Here, I think Pius X (I’m aware that I may be criticized even for my choice of popes) was most alarmingly prescient, for his criticism would continue to be current more than a century later. His critique of the modernists of his day pertains so well to all features of the Synod on Synodality today, that I would invite all Catholics who have an interest in their religion to read the whole thing.
Even so, this tiny passage has a broader application, to the ecclesiastical fruits of the last sixty seasons. The sainted pope continues that the Modernists:
cry out that ecclesiastical government requires to be reformed in all its branches, but especially in its disciplinary and dogmatic departments. They insist that both outwardly and inwardly it must be brought into harmony with the modern conscience, which now tends towards democracy; a share in ecclesiastical government should therefore be given to the lower ranks of the clergy, and even to the laity, and authority, which is too concentrated, should be decentralized.
Not only does he foresee the gradual, when not rapid, disappearance of references to Christ from the language of a successor, but from that of the entire Church after Vatican II – long after his death. This is because it was already disappearing in the world around him.
Saintly popes (and there have been a few) are sensitive to the relation between God and man. This strikes me as the best way to explain the subtlety of their analyses.
Over the last sixty years, liturgy and pastoral work has been conducted, largely, in a secular spirit. Not all, but a broad majority of our living fathers of the Church, have become embarrassed with the traditional Catholic rhetoric, which provides in itself the opposite of Modernism. And this changed rhetoric has made for a devastating change in outlook, with its doctrinal implications.
For we were and are members of the Church, founded by Christ, who is God incarnate. This is the central rhetorical fact, because it is the central fact of our being. It cannot be “relaxed,” without relaxing everything that is real.
Part of the (temporal) victory of the Modernists is this huge rhetorical “paradigm shift,” the mere details of which we are still lapping up. It counts just as much as, or more than, any specific “blessing of a gay marriage” or a “remarriage” or any other heretical flourish that is introduced by any specific synod.
Through progressive secularism, or to be simpler, progress, Christ is by this means progressively withdrawn from ALL blessings. The heresy suggested by a “minor” doctrinal change is dwarfed by this gigantic act of irreligion.

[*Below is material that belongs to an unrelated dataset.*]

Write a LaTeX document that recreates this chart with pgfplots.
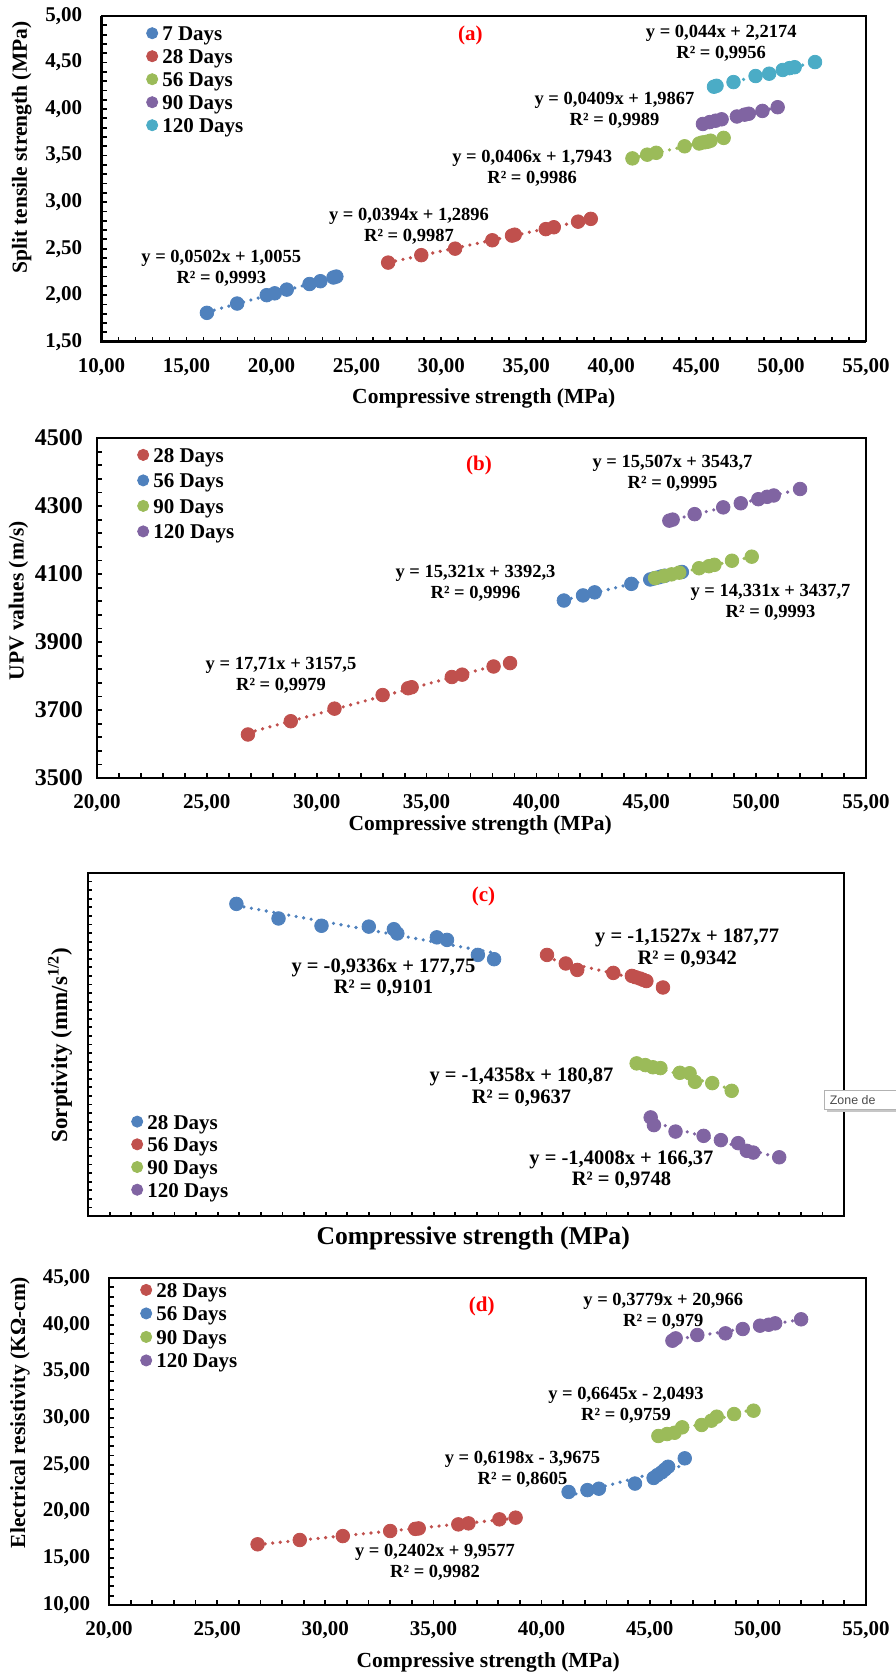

While the Catholic teaching on marriage is only one part of a vastly integrated whole, that word “integral” must be viewed at least twice.
We are perhaps aware of the scandal (to Modernism) of Catholic integralism. (Authoritarian and anti-pluralist we are warned.) But this is merely the external integrity the Catholic Church has sometimes attempted (if not always, at the instruction of its Founder).
The integrity of her teaching is what is more accessible to Catholic priests. As Pope Pius knew, the work of Thomas Aquinas remains necessary to this integrity, or more broadly, the rational attempt to embody truth in language.
The Catholic religion must be coherent. From its beginning, it was presented to man as a coherent whole, to be discovered and rediscovered by the faithful.
The “paradigm shift” of synodality is the latest clever device of Modernism. It is scattered and disjointed in manner.